- [THE REQUEST]: Leave the pictures out and quote every line from the start of the listing to the line with "0.0244, 0.0128, 0.0095]", inclusive.

- [MATERIAL]:
==============================
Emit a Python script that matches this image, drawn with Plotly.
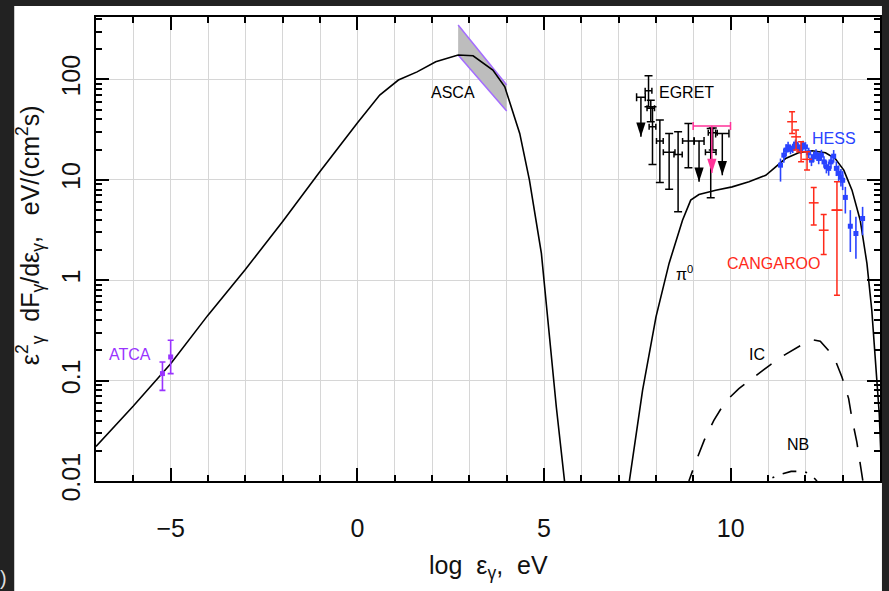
import numpy as np
import plotly.graph_objects as go

# ---------------- data ----------------
# synchrotron curve (log eps, flux)
sync_x = [-7, -6, -5, -4, -3, -2, -1, 0, 0.6, 1.1, 1.6, 2.1, 2.7, 3.1, 3.63, 3.95,
          4.35, 4.61, 4.93, 5.15, 5.33, 5.55, 5.62]
sync_y = [0.0221, 0.0558, 0.147, 0.449, 1.28, 3.84, 12.1, 36.9, 69.8, 98.6, 119, 150,
          175, 172, 124, 84.5, 29.0, 9.93, 1.85, 0.252, 0.0546, 0.0100, 0.006]

# pi0 decay curve
pi0_x = [7.2, 7.29, 7.64, 8.0, 8.35, 8.71, 8.82, 8.93, 9.15, 9.6, 10.04, 10.49, 10.94,
         11.2, 11.47, 11.82, 12.18, 12.54, 12.8, 13.03, 13.25, 13.47, 13.65, 13.78,
         13.89, 13.98, 14.04]
pi0_y = [0.006, 0.0101, 0.080, 0.431, 1.47, 3.96, 5.0, 6.28, 7.14, 7.89, 8.51, 9.55,
         11.1, 13.5, 16.3, 18.6, 19.5, 18.6, 16.3, 12.5, 7.89, 3.96, 1.47, 0.502,
         0.148, 0.0469, 0.0129]

# inverse Compton curve
ic_x = [8.8, 8.886, 9.08, 9.29, 9.55, 9.85, 10.22, 10.62, 11.07, 11.47, 11.96, 12.2,
        12.4, 12.76, 12.98, 13.16, 13.25, 13.38, 13.5, 13.55]
ic_y = [0.0085, 0.0101, 0.0160, 0.0254, 0.0402, 0.0612, 0.0832, 0.1086, 0.1445, 0.1828,
        0.234, 0.255, 0.2466, 0.1746, 0.1086, 0.0662, 0.0418, 0.0244, 0.0128, 0.0095]

# non-thermal bremsstrahlung curve
nb_x = [10.7, 10.94, 11.31, 11.62, 11.96, 12.15, 12.3, 12.45]
nb_y = [0.0075, 0.0101, 0.01156, 0.01247, 0.01247, 0.01164, 0.0101, 0.0075]

# ATCA radio points
atca_x = [-5.22, -5.0]
atca_y = [0.1175, 0.172]
atca_hi = [0.153, 0.252]
atca_lo = [0.080, 0.1175]

# ASCA band (x range, upper and lower edges)
asca_x = [2.7, 4.0]
asca_hi = [349, 88]
asca_lo = [175, 48.4]

# EGRET detections
egret_x = [7.80, 7.86, 7.906, 8.103, 8.352, 8.592, 8.868, 9.466, 9.52]
egret_xerr = [0.09, 0.10, 0.09, 0.09, 0.156, 0.11, 0.156, 0.142, 0.12]
egret_y = [77.1, 51.5, 33.8, 24.3, 18.8, 17.9, 24.3, 18.8, 29.4]
egret_hi = [108.9, 62, 53.5, 39.4, 29.0, 30.1, 36.5, 32.5, 32.8]
egret_lo = [53.5, 38, 14.2, 9.42, 8.08, 4.8, 13.2, 6.62, 19.8]

# EGRET upper limits
egret_ul_x = [7.596, 9.153, 9.776]
egret_ul_xerr = [0.116, 0.134, 0.178]
egret_ul_y = [66.3, 24.3, 29.0]
egret_ul_end = [26.8, 9.55, 11.1]

# magenta upper limit
mag_ul_x = [9.496]
mag_ul_xerr = [0.5]
mag_ul_y = [34.3]
mag_ul_end = [11.7]

# HESS
hess_x = [11.335, 11.424, 11.485, 11.538, 11.603, 11.664, 11.736, 11.806, 11.878, 11.939,
          12.003, 12.091, 12.164, 12.225, 12.286, 12.358, 12.43, 12.5, 12.564, 12.625,
          12.687, 12.759, 12.831, 12.893, 12.954, 13.0, 13.072, 13.205, 13.355, 13.534]
hess_y = [14.0, 17.6, 19.8, 21.3, 20.1, 20.6, 22.7, 21.3, 20.1, 22.2, 21.3, 18.6, 15.7,
          17.0, 18.0, 16.3, 17.6, 15.1, 13.5, 13.0, 15.1, 17.2, 13.0, 11.6, 10.6, 9.9,
          6.68, 3.45, 2.92, 4.12]
hess_hi = [16.3, 20.5, 22.6, 24.0, 22.4, 22.9, 25.2, 23.6, 22.3, 24.5, 23.7, 20.9, 17.9,
           19.1, 20.2, 18.5, 19.9, 17.2, 15.6, 15.2, 17.5, 19.8, 15.3, 13.9, 12.8, 12.2,
           8.51, 4.99, 4.28, 5.38]
hess_lo = [9.6, 14.8, 17.2, 18.9, 18.0, 18.5, 20.4, 19.2, 18.1, 20.0, 19.1, 16.5, 13.7,
           15.0, 16.0, 14.3, 15.5, 13.2, 11.6, 11.0, 12.9, 14.8, 10.9, 9.6, 8.6, 7.9,
           4.62, 1.91, 1.64, 2.81]

# CANGAROO
cang_x = [11.645, 11.752, 11.886, 12.046, 12.225, 12.492, 12.847]
cang_xerr = [0, 0, 0, 0, 0, 0, 0.15]
cang_y = [37.9, 26.8, 19.0, 16.0, 5.9, 3.15, 4.99]
cang_hi = [47.6, 31.3, 23.9, 19.0, 8.4, 4.52, 9.55]
cang_lo = [29.0, 19.8, 15.1, 12.5, 3.54, 1.80, 0.708]

# labels: (text, x, y, colour)
labels = [
    ("ATCA", -6.09, 0.18, "#9933ff"),
    ("ASCA", 2.55, 73.6, "#000000"),
    ("HESS", 12.76, 25.9, "#2a44ff"),
    ("CANGAROO", 11.16, 1.47, "#ff2a1a"),
    ("π<sup>0</sup>", 8.75, 1.17, "#000000"),
    ("IC", 10.71, 0.183, "#000000"),
    ("NB", 11.81, 0.023, "#000000"),
]
egret_label = ("EGRET", 8.02, 74.3)

y_ticks = [0.01, 0.1, 1, 10, 100]
y_ticktext = ["0.01", "0.1", "1", "10", "100"]
x_ticks = [-5, 0, 5, 10]
x_ticktext = ["\u22125", "0", "5", "10"]

# ---------------- figure ----------------
FONT = "Liberation Sans, Arial, sans-serif"
fig = go.Figure()

# ASCA band
band_x = asca_x + asca_x[::-1] + [asca_x[0]]
band_y = asca_hi + asca_lo[::-1] + [asca_hi[0]]
fig.add_trace(go.Scatter(x=band_x, y=band_y, fill="toself", fillcolor="#bdbdbd",
                         mode="lines", line=dict(width=0, color="#bdbdbd"),
                         hoverinfo="skip"))
for edge in (asca_hi, asca_lo):
    fig.add_trace(go.Scatter(x=asca_x, y=edge, mode="lines",
                             line=dict(color="#a46cff", width=1.5)))

# model curves
fig.add_trace(go.Scatter(x=sync_x, y=sync_y, mode="lines",
                         line=dict(color="black", width=1.6)))
fig.add_trace(go.Scatter(x=pi0_x, y=pi0_y, mode="lines",
                         line=dict(color="black", width=1.6)))
fig.add_trace(go.Scatter(x=ic_x, y=ic_y, mode="lines",
                         line=dict(color="black", width=1.6, dash="19px,15px")))
fig.add_trace(go.Scatter(x=nb_x, y=nb_y, mode="lines",
                         line=dict(color="black", width=1.6, dash="14px,9px,2px,9px")))

# ATCA
fig.add_trace(go.Scatter(
    x=atca_x, y=atca_y, mode="markers",
    marker=dict(symbol="square", size=5, color="#9933ff"),
    error_y=dict(type="data", symmetric=False,
                 array=[h - y for h, y in zip(atca_hi, atca_y)],
                 arrayminus=[y - l for l, y in zip(atca_lo, atca_y)],
                 color="#9933ff", thickness=1.6, width=3)))

# EGRET detections
fig.add_trace(go.Scatter(
    x=egret_x, y=egret_y, mode="markers",
    marker=dict(size=1, color="black"),
    error_y=dict(type="data", symmetric=False,
                 array=[h - y for h, y in zip(egret_hi, egret_y)],
                 arrayminus=[y - l for l, y in zip(egret_lo, egret_y)],
                 color="black", thickness=1.5, width=4),
    error_x=dict(type="data", array=egret_xerr, color="black", thickness=1.5, width=3)))


def add_ul(xs, xerr, ys, ends, color):
    fig.add_trace(go.Scatter(
        x=xs, y=ys, mode="markers", marker=dict(size=1, color=color),
        error_x=dict(type="data", array=xerr, color=color, thickness=1.5, width=4)))
    lx, ly = [], []
    for x, y0, y1 in zip(xs, ys, ends):
        lx += [x, x, None]
        ly += [y0, y1, None]
    fig.add_trace(go.Scatter(x=lx, y=ly, mode="lines",
                             line=dict(color=color, width=1.5)))
    fig.add_trace(go.Scatter(x=xs, y=ends, mode="markers",
                             marker=dict(symbol="arrow", angle=180, size=15,
                                         color=color, line=dict(width=0))))


add_ul(egret_ul_x, egret_ul_xerr, egret_ul_y, egret_ul_end, "black")
add_ul(mag_ul_x, mag_ul_xerr, mag_ul_y, mag_ul_end, "#ff3399")

# HESS
fig.add_trace(go.Scatter(
    x=hess_x, y=hess_y, mode="markers",
    marker=dict(symbol="square", size=5, color="#2a44ff"),
    error_y=dict(type="data", symmetric=False,
                 array=[h - y for h, y in zip(hess_hi, hess_y)],
                 arrayminus=[y - l for l, y in zip(hess_lo, hess_y)],
                 color="#2a44ff", thickness=1.6, width=0)))

# CANGAROO
fig.add_trace(go.Scatter(
    x=cang_x, y=cang_y, mode="markers",
    marker=dict(symbol="line-ew-open", size=7, color="#ff2a1a",
                line=dict(width=1.5, color="#ff2a1a")),
    error_y=dict(type="data", symmetric=False,
                 array=[h - y for h, y in zip(cang_hi, cang_y)],
                 arrayminus=[y - l for l, y in zip(cang_lo, cang_y)],
                 color="#ff2a1a", thickness=1.5, width=3),
    error_x=dict(type="data", array=cang_xerr, color="#ff2a1a", thickness=1.5, width=0)))

annotations = []
for txt, x, y, col in labels:
    annotations.append(dict(x=x, y=np.log10(y), xref="x", yref="y", text=txt,
                            showarrow=False, font=dict(family=FONT, size=16, color=col),
                            xanchor="center", yanchor="middle"))
annotations.append(dict(x=egret_label[1], y=np.log10(egret_label[2]), xref="x", yref="y",
                        text=egret_label[0], showarrow=False, xanchor="left",
                        yanchor="middle", font=dict(family=FONT, size=16, color="black")))
# axis titles
annotations.append(dict(
    x=-0.084, y=0.53, xref="paper", yref="paper", textangle=-90,
    text="ε<sup>2</sup><sub>γ</sub>&nbsp;&nbsp;dF<sub>γ</sub>/dε<sub>γ</sub>,&nbsp;&nbsp;&nbsp;eV/(cm<sup>2</sup>s)",
    showarrow=False, xanchor="center", yanchor="middle",
    font=dict(family=FONT, size=25, color="#111")))
annotations.append(dict(
    x=0.5, y=-0.185, xref="paper", yref="paper",
    text="log&nbsp;&nbsp;ε<sub>γ</sub>,&nbsp;&nbsp;eV",
    showarrow=False, xanchor="center", yanchor="middle",
    font=dict(family=FONT, size=25, color="#111")))
annotations.append(dict(x=-0.1247, y=-0.209, xref="paper", yref="paper", text=")",
                        showarrow=False, xanchor="left", yanchor="middle",
                        font=dict(family=FONT, size=20, color="#dddddd")))

y_minor = [m * 10.0 ** e for e in range(-2, 3) for m in range(2, 10) if m * 10.0 ** e < 420]

axis_common = dict(showline=True, linecolor="black", linewidth=1.6, mirror="allticks",
                   ticks="inside", tickcolor="black", tickwidth=1.5,
                   showgrid=True, gridcolor="#d6d6d6", gridwidth=1.3, zeroline=False,
                   tickfont=dict(family=FONT, size=25, color="#111"))

fig.update_layout(
    width=889, height=591, autosize=False,
    margin=dict(l=96, r=7, t=17, b=110),
    paper_bgcolor="#222222", plot_bgcolor="white",
    showlegend=False,
    annotations=annotations,
    shapes=[dict(type="rect", xref="paper", yref="paper", x0=-0.1043, x1=1.0025,
                 y0=-0.35, y1=1.0237, fillcolor="white", line=dict(width=0),
                 layer="below")],
    xaxis=dict(range=[-7, 14], tickmode="array", tickvals=x_ticks, ticktext=x_ticktext,
               ticklen=13, ticklabelstandoff=24,
               minor=dict(dtick=1, tick0=0, ticks="inside", ticklen=6, tickcolor="black",
                          tickwidth=1.5, showgrid=True, gridcolor="#d6d6d6", gridwidth=1.3),
               **axis_common),
    yaxis=dict(type="log", range=[-2, 2.622], tickmode="array", tickvals=y_ticks,
               ticktext=y_ticktext, tickangle=-90, ticklen=13, ticklabelstandoff=4,
               minor=dict(tickmode="array", tickvals=y_minor, ticks="inside", ticklen=6,
                          tickcolor="black", tickwidth=1.5, showgrid=False),
               **axis_common),
)

fig.write_html("out.html")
==============================
- [ANSWER]:
Emit a Python script that matches this image, drawn with Plotly.
import numpy as np
import plotly.graph_objects as go

# ---------------- data ----------------
# synchrotron curve (log eps, flux)
sync_x = [-7, -6, -5, -4, -3, -2, -1, 0, 0.6, 1.1, 1.6, 2.1, 2.7, 3.1, 3.63, 3.95,
          4.35, 4.61, 4.93, 5.15, 5.33, 5.55, 5.62]
sync_y = [0.0221, 0.0558, 0.147, 0.449, 1.28, 3.84, 12.1, 36.9, 69.8, 98.6, 119, 150,
          175, 172, 124, 84.5, 29.0, 9.93, 1.85, 0.252, 0.0546, 0.0100, 0.006]

# pi0 decay curve
pi0_x = [7.2, 7.29, 7.64, 8.0, 8.35, 8.71, 8.82, 8.93, 9.15, 9.6, 10.04, 10.49, 10.94,
         11.2, 11.47, 11.82, 12.18, 12.54, 12.8, 13.03, 13.25, 13.47, 13.65, 13.78,
         13.89, 13.98, 14.04]
pi0_y = [0.006, 0.0101, 0.080, 0.431, 1.47, 3.96, 5.0, 6.28, 7.14, 7.89, 8.51, 9.55,
         11.1, 13.5, 16.3, 18.6, 19.5, 18.6, 16.3, 12.5, 7.89, 3.96, 1.47, 0.502,
         0.148, 0.0469, 0.0129]

# inverse Compton curve
ic_x = [8.8, 8.886, 9.08, 9.29, 9.55, 9.85, 10.22, 10.62, 11.07, 11.47, 11.96, 12.2,
        12.4, 12.76, 12.98, 13.16, 13.25, 13.38, 13.5, 13.55]
ic_y = [0.0085, 0.0101, 0.0160, 0.0254, 0.0402, 0.0612, 0.0832, 0.1086, 0.1445, 0.1828,
        0.234, 0.255, 0.2466, 0.1746, 0.1086, 0.0662, 0.0418, 0.0244, 0.0128, 0.0095]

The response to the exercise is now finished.